The present invention relates to the field of disc drive data storage devices. More specifically, the invention relates to providing an electrical path between a head assembly and a gimbal assembly in a magnetic disc drive.
Disc drive data storage devices of the "Winchester" type are well known in the industry. Such devices utilize rigid discs coated with a magnetizable medium for storage of digital information in a plurality of circular concentric tracks. This information is written to and read from the discs using a transducing head carried on a head assembly mounted on an actuator mechanism which moves the head from track to track across the surface of the disc under control of electronic circuitry. The discs are mounted for rotation on a spindle motor which causes the discs to spin and the surface of the discs to pass under the head.

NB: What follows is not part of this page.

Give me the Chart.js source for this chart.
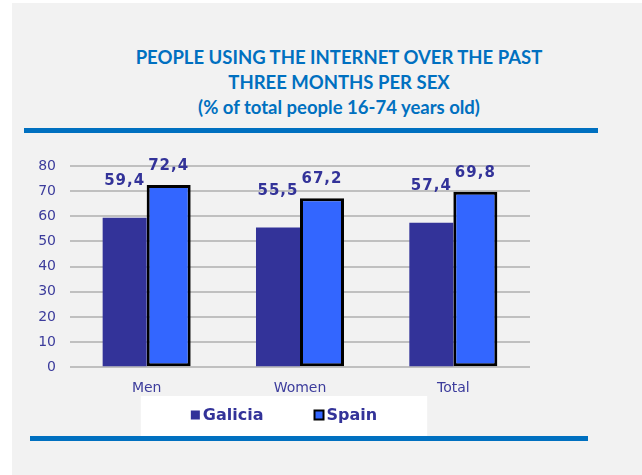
<!DOCTYPE html>
<html>
<head>
<meta charset="utf-8">
<script src="https://cdn.jsdelivr.net/npm/chart.js@4.4.1/dist/chart.umd.min.js"></script>
<style>
  body { margin: 0; background: #fff; width: 642px; height: 475px; overflow: hidden; position: relative; }
  #bg { position: absolute; left: 12px; top: 3px; width: 630px; height: 472px; background: #f2f2f2; }
  #title { position: absolute; left: 39px; top: 45px; width: 600px; text-align: center;
           font: 700 18.5px Lato, sans-serif; line-height: 25px; color: #0070c0; }
  .rule { position: absolute; background: #0070c0; height: 5px; }
  #wrap { position: absolute; left: 0; top: 140px; width: 642px; height: 296px; }
</style>
</head>
<body>
<div id="bg"></div>
<div id="title">PEOPLE USING THE INTERNET OVER THE PAST<br>THREE MONTHS PER SEX<br>(% of total people 16-74 years old)</div>
<div class="rule" style="left:24px; top:128px; width:574px;"></div>
<div id="wrap"><canvas id="chart"></canvas></div>
<div class="rule" style="left:30px; top:436px; width:558px;"></div>
<script>
const categories = ["Men", "Women", "Total"];
const galicia = [59.4, 55.5, 57.4];
const spain = [72.4, 67.2, 69.8];
const yTicks = [0, 10, 20, 30, 40, 50, 60, 70, 80];

// values drawn above the bars, Galicia sits higher above its bar than Spain
const labelOffsets = [37, 19];

const valueLabels = {
    id: "valueLabels",
    afterDatasetsDraw(chart) {
        const ctx = chart.ctx;
        ctx.save();
        ctx.font = "bold 15px 'DejaVu Sans'";
        ctx.letterSpacing = "1px";
        ctx.fillStyle = "#333399";
        ctx.textAlign = "center";
        ctx.textBaseline = "middle";
        chart.data.datasets.forEach((ds, i) => {
            chart.getDatasetMeta(i).data.forEach((bar, j) => {
                ctx.fillText(ds.data[j].toFixed(1).replace(".", ","), bar.x, bar.y - labelOffsets[i]);
            });
        });
        ctx.restore();
    }
};

// legend in a white panel under the axis, squares close to their text
const panelLegend = {
    id: "panelLegend",
    afterDraw(chart) {
        const ctx = chart.ctx;
        const centerX = 284;
        const centerY = 275;
        const box = 9, gap = 3, itemGap = 51;
        ctx.save();
        ctx.font = "bold 16px 'DejaVu Sans'";
        const items = chart.data.datasets.map(ds => ({ ds, w: ctx.measureText(ds.label).width }));
        const total = items.reduce((s, it) => s + box + gap + it.w, 0) + itemGap * (items.length - 1);
        let x = centerX - total / 2;
        ctx.fillStyle = "#ffffff";
        ctx.fillRect(x - 50, centerY - 19, total + 100, 40);
        ctx.textBaseline = "middle";
        items.forEach(it => {
            ctx.fillStyle = it.ds.backgroundColor;
            ctx.fillRect(x, centerY - box / 2, box, box);
            if (it.ds.borderWidth) {
                ctx.lineWidth = 2;
                ctx.strokeStyle = it.ds.borderColor;
                ctx.strokeRect(x, centerY - box / 2, box, box);
            }
            ctx.fillStyle = "#333399";
            ctx.fillText(it.ds.label, x + box + gap, centerY + 1);
            x += box + gap + it.w + itemGap;
        });
        ctx.restore();
    }
};

new Chart(document.getElementById("chart"), {
    type: "bar",
    data: {
        labels: categories,
        datasets: [
            {
                label: "Galicia",
                data: galicia,
                backgroundColor: "#333399",
                borderWidth: 0
            },
            {
                label: "Spain",
                data: spain,
                backgroundColor: "#3366ff",
                borderColor: "#000000",
                borderWidth: 3,
                borderSkipped: false
            }
        ]
    },
    options: {
        responsive: true,
        maintainAspectRatio: false,
        animation: false,
        datasets: { bar: { barPercentage: 1, categoryPercentage: 0.574 } },
        layout: { padding: { left: 38, right: 112, top: 26, bottom: 26 } },
        plugins: {
            legend: { display: false },
            tooltip: { enabled: false },
            title: { display: false }
        },
        scales: {
            x: {
                grid: { display: false, drawTicks: false },
                border: { display: false },
                ticks: { color: "#3c3c9c", font: { family: "'DejaVu Sans'", size: 14 }, padding: 13 }
            },
            y: {
                min: 0,
                max: 80,
                afterBuildTicks: (scale) => { scale.ticks = yTicks.map(v => ({ value: v })); },
                afterFit: (scale) => { scale.width = 32; },
                grid: { color: "#c0c0c0", lineWidth: 2, drawTicks: false },
                border: { display: false },
                ticks: { color: "#3c3c9c", font: { family: "'DejaVu Sans'", size: 14 }, padding: 14 }
            }
        }
    },
    plugins: [valueLabels, panelLegend]
});
</script>
</body>
</html>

In such a disc drive, the head assembly "flies" over the surface of the disc as the disc rotates at high speed. The head assembly includes a transducing head which is carried on a slider which has aerodynamic properties allowing the head assembly to fly. The head assembly is mounted on a gimbal assembly which is carried on a load beam armature coupled to the actuator mechanism. The gimbal assembly allows the head assembly to tilt, thereby achieving aerodynamic equilibrium. The armature is spring loaded and counteracts a lifting force from the slider as the head assembly flies across the disc surface. The spring loaded armature and the aerodynamic lifting force reach an equilibrium based upon the aerodynamic properties of the slider and the speed of rotation of the disc.

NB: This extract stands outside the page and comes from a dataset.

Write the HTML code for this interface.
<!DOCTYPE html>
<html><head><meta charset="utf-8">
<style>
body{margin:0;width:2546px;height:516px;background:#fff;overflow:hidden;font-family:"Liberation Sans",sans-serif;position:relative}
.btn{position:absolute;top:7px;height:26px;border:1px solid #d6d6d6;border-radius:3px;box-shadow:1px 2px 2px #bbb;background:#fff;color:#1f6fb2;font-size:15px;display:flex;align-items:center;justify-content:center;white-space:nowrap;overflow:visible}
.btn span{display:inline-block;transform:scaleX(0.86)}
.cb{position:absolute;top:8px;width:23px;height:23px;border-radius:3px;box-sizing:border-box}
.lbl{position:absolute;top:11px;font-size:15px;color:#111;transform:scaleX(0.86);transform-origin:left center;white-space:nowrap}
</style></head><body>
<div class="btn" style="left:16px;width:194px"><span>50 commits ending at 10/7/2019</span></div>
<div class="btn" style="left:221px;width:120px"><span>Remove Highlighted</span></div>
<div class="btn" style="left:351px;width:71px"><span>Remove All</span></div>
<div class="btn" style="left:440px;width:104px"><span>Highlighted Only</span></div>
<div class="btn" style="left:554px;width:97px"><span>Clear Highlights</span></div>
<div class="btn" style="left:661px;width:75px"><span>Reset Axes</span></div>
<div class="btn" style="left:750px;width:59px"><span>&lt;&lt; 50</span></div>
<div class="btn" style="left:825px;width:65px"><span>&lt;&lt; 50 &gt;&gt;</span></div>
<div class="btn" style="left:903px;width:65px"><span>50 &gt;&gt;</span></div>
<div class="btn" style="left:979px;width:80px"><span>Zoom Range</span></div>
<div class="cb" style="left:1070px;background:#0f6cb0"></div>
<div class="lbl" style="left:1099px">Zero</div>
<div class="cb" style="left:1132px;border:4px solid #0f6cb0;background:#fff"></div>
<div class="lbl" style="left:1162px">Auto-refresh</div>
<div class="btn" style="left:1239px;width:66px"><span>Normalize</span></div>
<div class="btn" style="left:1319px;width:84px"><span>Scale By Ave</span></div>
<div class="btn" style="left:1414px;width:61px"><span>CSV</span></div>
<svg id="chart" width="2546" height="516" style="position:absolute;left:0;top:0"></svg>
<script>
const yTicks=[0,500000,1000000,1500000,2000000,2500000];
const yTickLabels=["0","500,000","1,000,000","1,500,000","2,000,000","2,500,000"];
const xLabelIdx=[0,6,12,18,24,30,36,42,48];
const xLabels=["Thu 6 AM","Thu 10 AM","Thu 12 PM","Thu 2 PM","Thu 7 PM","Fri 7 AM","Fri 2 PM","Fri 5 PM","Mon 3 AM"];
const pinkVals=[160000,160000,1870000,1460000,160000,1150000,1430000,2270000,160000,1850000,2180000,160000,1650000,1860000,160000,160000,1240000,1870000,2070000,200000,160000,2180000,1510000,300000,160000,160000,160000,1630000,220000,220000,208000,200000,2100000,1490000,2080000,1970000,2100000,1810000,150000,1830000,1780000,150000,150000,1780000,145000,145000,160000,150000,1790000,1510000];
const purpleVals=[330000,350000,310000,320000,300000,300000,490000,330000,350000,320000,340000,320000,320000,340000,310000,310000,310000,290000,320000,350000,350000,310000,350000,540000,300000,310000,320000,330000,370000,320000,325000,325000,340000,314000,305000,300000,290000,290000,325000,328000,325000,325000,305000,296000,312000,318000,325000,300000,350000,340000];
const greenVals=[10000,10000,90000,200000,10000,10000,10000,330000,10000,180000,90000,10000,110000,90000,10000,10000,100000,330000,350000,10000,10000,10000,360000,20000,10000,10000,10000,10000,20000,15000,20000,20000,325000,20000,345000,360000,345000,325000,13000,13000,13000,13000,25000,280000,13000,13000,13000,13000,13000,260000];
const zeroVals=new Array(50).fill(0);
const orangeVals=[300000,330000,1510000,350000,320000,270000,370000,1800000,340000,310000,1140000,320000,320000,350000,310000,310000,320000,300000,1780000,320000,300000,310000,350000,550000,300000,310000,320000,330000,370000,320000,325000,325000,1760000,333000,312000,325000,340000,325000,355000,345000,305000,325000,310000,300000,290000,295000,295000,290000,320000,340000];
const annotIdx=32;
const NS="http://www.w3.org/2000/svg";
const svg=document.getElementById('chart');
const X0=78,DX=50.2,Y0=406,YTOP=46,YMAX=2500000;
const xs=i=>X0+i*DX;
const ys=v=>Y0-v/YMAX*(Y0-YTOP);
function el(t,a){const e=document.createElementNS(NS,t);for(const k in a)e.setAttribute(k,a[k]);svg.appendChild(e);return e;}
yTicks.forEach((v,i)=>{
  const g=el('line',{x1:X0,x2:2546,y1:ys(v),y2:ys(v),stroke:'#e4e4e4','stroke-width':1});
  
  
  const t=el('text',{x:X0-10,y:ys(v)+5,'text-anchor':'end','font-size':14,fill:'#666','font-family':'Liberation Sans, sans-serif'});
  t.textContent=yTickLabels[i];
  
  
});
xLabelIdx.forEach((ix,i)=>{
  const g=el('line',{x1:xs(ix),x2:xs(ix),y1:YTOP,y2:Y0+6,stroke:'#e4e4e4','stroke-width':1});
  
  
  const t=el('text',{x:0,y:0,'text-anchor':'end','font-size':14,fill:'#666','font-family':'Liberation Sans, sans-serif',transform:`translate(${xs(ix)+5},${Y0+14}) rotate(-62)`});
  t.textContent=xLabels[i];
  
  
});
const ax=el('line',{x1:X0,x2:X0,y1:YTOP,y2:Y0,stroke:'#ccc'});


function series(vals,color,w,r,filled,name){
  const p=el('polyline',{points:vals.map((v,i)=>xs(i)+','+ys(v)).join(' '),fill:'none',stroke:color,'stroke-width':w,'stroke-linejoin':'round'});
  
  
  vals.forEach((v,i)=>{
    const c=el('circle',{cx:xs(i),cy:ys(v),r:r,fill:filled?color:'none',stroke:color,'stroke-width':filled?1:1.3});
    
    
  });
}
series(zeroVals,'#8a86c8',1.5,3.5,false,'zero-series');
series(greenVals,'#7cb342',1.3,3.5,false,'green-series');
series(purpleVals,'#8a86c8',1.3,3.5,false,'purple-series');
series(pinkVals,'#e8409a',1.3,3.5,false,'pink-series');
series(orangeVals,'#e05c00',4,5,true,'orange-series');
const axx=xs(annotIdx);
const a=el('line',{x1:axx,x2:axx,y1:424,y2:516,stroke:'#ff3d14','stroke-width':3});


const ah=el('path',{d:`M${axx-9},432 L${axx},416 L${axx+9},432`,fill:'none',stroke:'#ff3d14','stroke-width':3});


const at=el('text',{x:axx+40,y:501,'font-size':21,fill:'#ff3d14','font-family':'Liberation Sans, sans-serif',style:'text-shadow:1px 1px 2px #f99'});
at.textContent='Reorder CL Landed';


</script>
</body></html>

It is important to provide an electrical ground to the head assembly through the armature to the chassis of the disc drive. This helps reduce the buildup of static electricity on the head assembly which can arc to the storage disc. Further, the electrical grounding of the head assembly helps reduce noise during readback of magnetically encoded information.
Typical prior art techniques of achieving an electrical connection between the head assembly and the gimbal assembly have included the use of a conductive adhesive. However, the conductive adhesive suffers from a number of drawbacks including increased labor and material costs as well as relatively high resistivity.
In the prior art, adhering the head assembly to the gimbal assembly required a number of manual steps. First, a non-conducting adhesive was applied to the gimbal assembly. This adhesive was typically non-conducting so as not to electrically short electrical contact pads carried on the head assembly. After the head assembly was bonded to the gimbal assembly, a second electrically conductive adhesive was manually applied. The second adhesive was applied around the edge of the interface between the head assembly and the gimbal assembly. This technique does not lend itself to automated assembly lines.
In typical prior art disc drives, the average resistivity of head gimbal assemblies, as measured between the head assembly and the gimbal assembly in which the head assembly is attached to the gimbal assembly through a conductive adhesive, was approximately 400 .OMEGA. with some ranging above 1000 .OMEGA..